[Task to carry out]: Only the lines from the start of the data to the line containing "(0,0) rectangle (1206,965);", both included, should be output, exactly and without pictures.

[Raw records]:
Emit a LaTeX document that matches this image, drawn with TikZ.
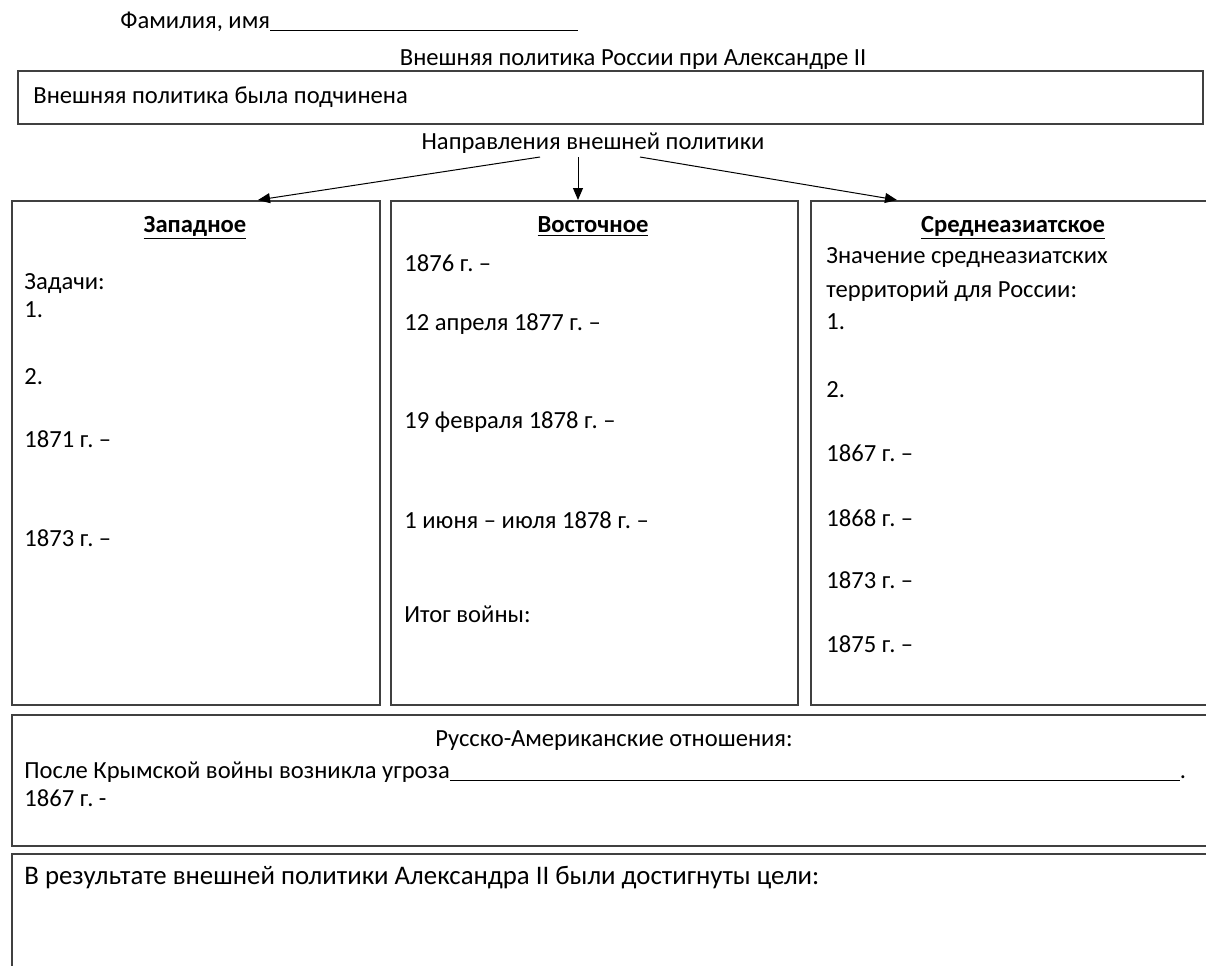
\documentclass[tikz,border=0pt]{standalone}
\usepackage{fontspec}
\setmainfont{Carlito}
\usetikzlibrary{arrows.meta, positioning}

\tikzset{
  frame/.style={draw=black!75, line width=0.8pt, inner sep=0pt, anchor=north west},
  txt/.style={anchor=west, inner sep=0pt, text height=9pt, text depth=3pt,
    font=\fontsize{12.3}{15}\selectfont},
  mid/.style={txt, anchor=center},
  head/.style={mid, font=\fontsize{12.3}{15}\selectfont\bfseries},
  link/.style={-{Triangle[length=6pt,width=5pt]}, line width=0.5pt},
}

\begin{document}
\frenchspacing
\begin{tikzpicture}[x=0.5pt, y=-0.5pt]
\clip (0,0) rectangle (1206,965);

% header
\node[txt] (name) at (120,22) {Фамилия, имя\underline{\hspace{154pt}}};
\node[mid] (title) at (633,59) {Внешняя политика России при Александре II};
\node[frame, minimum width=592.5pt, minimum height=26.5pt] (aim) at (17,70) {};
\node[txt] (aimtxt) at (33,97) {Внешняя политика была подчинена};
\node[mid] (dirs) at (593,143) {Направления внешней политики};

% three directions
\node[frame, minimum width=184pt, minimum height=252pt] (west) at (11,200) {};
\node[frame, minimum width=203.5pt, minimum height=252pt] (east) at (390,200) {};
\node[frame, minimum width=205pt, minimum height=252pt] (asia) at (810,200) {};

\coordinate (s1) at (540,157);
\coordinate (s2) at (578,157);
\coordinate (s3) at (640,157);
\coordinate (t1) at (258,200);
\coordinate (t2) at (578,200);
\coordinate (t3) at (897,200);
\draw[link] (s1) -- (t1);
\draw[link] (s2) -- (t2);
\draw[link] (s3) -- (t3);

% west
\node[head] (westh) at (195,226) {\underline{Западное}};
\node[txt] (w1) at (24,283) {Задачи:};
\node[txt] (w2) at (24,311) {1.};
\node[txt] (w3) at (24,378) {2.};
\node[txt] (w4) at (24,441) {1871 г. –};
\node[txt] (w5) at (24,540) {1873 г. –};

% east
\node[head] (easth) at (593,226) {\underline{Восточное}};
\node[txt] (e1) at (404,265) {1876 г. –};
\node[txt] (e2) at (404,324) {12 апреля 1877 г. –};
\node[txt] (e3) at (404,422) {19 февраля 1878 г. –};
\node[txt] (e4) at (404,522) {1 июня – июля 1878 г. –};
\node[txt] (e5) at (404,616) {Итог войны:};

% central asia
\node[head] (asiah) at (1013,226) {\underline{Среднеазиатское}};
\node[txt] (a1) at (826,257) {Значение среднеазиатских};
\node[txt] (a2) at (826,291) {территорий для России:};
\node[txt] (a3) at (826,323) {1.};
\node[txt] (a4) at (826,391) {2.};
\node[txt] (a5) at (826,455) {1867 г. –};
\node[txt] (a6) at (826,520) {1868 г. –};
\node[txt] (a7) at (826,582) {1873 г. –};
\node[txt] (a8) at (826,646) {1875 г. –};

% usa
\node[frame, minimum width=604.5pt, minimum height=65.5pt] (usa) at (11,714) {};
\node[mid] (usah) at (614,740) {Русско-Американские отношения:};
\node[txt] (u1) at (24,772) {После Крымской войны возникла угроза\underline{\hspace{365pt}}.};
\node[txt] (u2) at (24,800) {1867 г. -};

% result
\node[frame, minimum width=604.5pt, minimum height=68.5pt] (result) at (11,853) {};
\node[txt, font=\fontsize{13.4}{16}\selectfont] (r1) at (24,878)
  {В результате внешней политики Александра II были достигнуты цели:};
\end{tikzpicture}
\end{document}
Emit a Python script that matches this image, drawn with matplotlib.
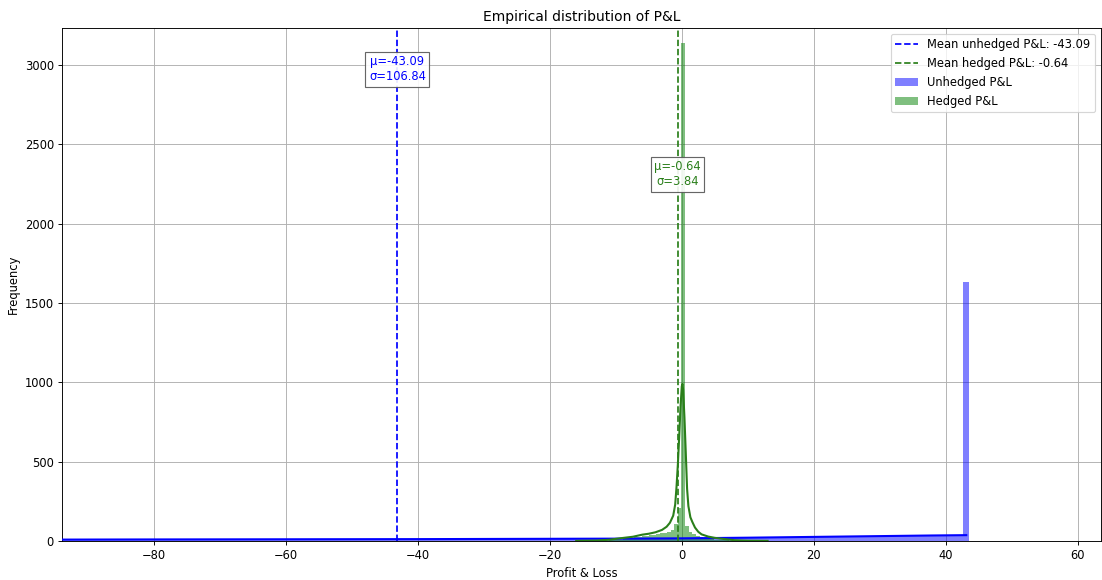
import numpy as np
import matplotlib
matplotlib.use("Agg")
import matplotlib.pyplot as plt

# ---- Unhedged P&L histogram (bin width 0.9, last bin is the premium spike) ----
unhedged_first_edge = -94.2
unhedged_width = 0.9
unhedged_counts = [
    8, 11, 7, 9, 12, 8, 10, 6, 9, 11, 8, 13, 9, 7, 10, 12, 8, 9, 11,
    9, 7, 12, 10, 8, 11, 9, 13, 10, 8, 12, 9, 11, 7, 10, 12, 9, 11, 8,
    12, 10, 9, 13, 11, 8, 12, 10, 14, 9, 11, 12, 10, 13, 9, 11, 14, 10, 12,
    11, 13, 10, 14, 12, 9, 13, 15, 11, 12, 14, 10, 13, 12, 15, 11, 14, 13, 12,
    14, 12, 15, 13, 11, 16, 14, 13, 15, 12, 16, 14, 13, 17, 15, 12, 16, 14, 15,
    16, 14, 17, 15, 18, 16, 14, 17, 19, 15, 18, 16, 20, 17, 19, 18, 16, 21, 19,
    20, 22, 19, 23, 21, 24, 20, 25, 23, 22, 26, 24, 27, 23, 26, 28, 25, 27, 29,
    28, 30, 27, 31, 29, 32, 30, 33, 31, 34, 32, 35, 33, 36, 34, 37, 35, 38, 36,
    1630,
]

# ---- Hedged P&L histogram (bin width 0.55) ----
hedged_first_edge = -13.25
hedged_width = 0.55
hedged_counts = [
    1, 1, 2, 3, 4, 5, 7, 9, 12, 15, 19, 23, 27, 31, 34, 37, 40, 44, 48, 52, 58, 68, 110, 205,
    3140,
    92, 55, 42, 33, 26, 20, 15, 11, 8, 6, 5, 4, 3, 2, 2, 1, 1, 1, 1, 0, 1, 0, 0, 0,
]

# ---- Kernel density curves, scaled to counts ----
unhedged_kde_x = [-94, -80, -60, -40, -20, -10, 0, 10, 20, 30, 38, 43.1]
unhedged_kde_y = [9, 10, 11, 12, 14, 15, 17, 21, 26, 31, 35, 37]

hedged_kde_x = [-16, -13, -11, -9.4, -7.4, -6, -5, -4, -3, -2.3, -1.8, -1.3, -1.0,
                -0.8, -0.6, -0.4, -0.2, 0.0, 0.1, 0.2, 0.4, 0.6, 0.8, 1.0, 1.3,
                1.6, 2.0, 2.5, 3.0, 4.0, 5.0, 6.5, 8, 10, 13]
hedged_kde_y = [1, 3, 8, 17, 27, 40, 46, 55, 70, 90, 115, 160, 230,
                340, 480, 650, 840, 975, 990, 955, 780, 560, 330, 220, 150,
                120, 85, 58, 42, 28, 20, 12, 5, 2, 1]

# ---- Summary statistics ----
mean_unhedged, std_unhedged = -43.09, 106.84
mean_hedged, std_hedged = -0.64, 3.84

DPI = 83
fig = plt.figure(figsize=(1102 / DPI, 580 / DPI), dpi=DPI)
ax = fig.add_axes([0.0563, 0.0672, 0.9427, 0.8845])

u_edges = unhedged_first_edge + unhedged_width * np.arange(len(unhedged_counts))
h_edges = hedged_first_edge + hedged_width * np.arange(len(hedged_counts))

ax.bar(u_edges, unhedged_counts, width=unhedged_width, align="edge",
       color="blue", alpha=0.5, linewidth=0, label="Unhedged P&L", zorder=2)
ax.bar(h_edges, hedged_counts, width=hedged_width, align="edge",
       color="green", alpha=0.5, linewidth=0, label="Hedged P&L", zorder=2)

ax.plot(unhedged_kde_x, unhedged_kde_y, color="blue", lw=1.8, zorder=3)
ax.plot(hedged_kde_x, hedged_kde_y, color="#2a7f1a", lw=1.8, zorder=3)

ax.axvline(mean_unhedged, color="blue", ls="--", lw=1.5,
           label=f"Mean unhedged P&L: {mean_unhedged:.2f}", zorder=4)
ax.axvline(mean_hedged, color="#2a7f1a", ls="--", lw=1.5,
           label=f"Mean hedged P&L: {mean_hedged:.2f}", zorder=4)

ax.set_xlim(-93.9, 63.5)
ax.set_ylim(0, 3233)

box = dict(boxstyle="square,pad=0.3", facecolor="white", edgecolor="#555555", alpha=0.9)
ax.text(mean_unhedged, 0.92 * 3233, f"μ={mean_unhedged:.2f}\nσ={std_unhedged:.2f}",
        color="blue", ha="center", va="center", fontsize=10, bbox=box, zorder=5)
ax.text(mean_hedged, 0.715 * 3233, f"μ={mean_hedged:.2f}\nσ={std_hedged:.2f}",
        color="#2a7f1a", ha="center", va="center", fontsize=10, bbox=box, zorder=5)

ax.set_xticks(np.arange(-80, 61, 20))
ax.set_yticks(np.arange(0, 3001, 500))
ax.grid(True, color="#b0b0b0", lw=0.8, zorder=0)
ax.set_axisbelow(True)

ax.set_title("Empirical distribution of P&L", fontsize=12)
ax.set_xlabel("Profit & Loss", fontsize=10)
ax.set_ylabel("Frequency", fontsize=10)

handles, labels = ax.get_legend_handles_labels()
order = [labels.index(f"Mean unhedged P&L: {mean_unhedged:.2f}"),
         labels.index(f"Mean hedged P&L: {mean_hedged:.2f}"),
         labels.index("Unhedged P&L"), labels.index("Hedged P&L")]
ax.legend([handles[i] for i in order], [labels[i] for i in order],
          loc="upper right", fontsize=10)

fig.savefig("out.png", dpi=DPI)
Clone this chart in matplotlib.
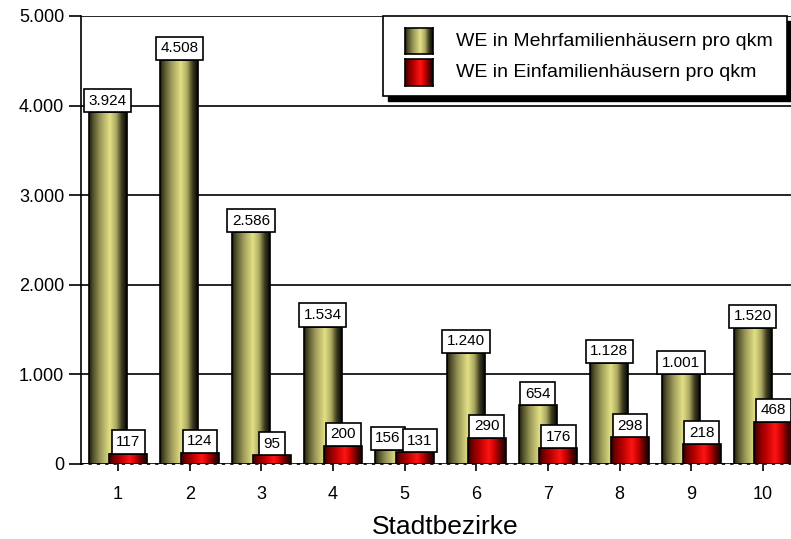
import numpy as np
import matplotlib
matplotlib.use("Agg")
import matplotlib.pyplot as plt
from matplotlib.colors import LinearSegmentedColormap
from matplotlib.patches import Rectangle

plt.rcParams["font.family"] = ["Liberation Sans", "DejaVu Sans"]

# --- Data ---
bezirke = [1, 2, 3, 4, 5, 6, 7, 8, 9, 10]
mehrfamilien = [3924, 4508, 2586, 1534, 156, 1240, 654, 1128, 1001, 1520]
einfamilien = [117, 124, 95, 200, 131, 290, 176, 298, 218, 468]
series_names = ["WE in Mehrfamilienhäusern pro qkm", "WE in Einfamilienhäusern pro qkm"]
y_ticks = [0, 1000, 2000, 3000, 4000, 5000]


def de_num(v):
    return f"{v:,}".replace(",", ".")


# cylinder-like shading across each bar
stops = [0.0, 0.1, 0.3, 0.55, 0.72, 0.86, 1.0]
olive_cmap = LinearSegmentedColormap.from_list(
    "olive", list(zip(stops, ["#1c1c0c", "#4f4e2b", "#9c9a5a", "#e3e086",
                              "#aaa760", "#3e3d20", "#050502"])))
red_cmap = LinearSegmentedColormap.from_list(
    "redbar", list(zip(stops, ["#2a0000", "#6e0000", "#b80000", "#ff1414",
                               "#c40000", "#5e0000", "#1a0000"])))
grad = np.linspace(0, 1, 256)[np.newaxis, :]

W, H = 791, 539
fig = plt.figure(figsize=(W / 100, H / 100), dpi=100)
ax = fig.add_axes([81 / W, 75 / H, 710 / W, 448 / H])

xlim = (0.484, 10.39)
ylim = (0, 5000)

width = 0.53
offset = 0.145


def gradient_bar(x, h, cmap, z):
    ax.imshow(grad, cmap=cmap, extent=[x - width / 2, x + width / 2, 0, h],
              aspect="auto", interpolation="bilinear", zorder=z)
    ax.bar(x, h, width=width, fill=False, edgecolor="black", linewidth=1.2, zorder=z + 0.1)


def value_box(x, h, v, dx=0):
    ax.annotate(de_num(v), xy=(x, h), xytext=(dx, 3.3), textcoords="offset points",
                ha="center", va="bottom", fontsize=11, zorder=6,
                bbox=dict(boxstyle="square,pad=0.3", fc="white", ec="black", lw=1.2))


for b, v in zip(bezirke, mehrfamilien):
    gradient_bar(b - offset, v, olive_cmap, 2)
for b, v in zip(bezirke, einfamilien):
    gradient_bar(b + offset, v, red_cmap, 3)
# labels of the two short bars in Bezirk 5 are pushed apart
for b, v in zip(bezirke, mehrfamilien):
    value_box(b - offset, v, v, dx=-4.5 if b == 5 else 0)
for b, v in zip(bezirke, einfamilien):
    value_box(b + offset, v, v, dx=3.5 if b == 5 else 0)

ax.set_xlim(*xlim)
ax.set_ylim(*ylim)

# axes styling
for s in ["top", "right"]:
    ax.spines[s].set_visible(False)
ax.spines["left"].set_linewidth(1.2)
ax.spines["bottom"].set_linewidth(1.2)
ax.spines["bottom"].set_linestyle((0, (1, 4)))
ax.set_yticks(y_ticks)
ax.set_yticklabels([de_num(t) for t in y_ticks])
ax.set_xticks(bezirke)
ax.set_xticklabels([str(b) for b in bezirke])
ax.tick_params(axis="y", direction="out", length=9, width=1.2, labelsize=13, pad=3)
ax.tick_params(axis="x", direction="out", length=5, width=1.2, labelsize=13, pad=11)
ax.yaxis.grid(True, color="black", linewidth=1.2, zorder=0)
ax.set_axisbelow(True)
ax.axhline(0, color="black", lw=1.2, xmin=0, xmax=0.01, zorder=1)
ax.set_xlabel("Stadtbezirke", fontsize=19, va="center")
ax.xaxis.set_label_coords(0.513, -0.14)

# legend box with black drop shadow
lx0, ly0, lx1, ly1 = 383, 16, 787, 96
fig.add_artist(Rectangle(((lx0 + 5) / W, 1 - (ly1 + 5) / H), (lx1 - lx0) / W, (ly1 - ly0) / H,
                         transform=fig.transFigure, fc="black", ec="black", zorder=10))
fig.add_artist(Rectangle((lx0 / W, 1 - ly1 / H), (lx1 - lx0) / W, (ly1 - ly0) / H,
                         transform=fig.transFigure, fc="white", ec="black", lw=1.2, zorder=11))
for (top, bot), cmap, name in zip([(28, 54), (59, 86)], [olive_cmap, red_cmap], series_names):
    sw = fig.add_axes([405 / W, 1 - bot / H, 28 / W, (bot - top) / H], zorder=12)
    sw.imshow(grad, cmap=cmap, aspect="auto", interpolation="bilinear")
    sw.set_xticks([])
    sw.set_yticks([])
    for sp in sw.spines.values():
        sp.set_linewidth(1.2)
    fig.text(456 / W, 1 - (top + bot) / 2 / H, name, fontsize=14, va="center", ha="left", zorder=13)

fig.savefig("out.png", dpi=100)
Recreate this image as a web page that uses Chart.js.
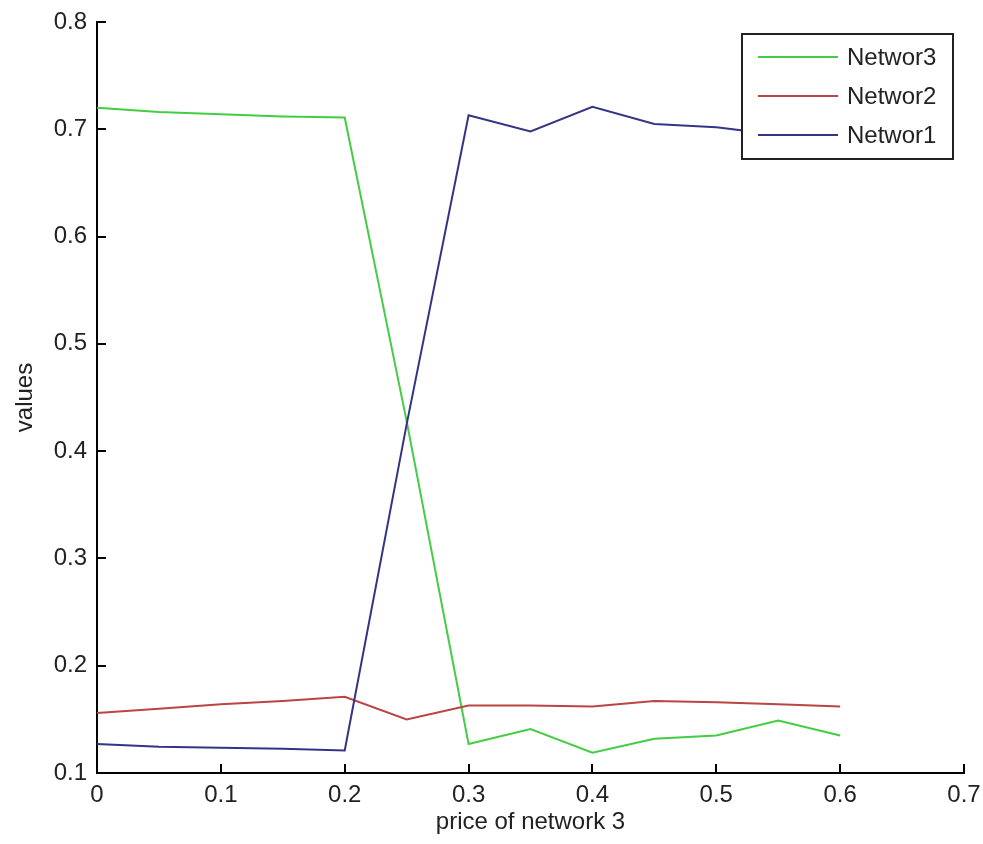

[Task result]:
Emit a LaTeX document that matches this image, drawn with TikZ.
\documentclass[tikz,border=0pt]{standalone}
\usepackage{fontspec}
\setmainfont{Carlito}
\usetikzlibrary{arrows.meta, positioning}

\tikzset{
  frame/.style={draw=black!75, line width=0.8pt, inner sep=0pt, anchor=north west},
  txt/.style={anchor=west, inner sep=0pt, text height=9pt, text depth=3pt,
    font=\fontsize{12.3}{15}\selectfont},
  mid/.style={txt, anchor=center},
  head/.style={mid, font=\fontsize{12.3}{15}\selectfont\bfseries},
  link/.style={-{Triangle[length=6pt,width=5pt]}, line width=0.5pt},
}

\begin{document}
\frenchspacing
\begin{tikzpicture}[x=0.5pt, y=-0.5pt]
\clip (0,0) rectangle (1206,965);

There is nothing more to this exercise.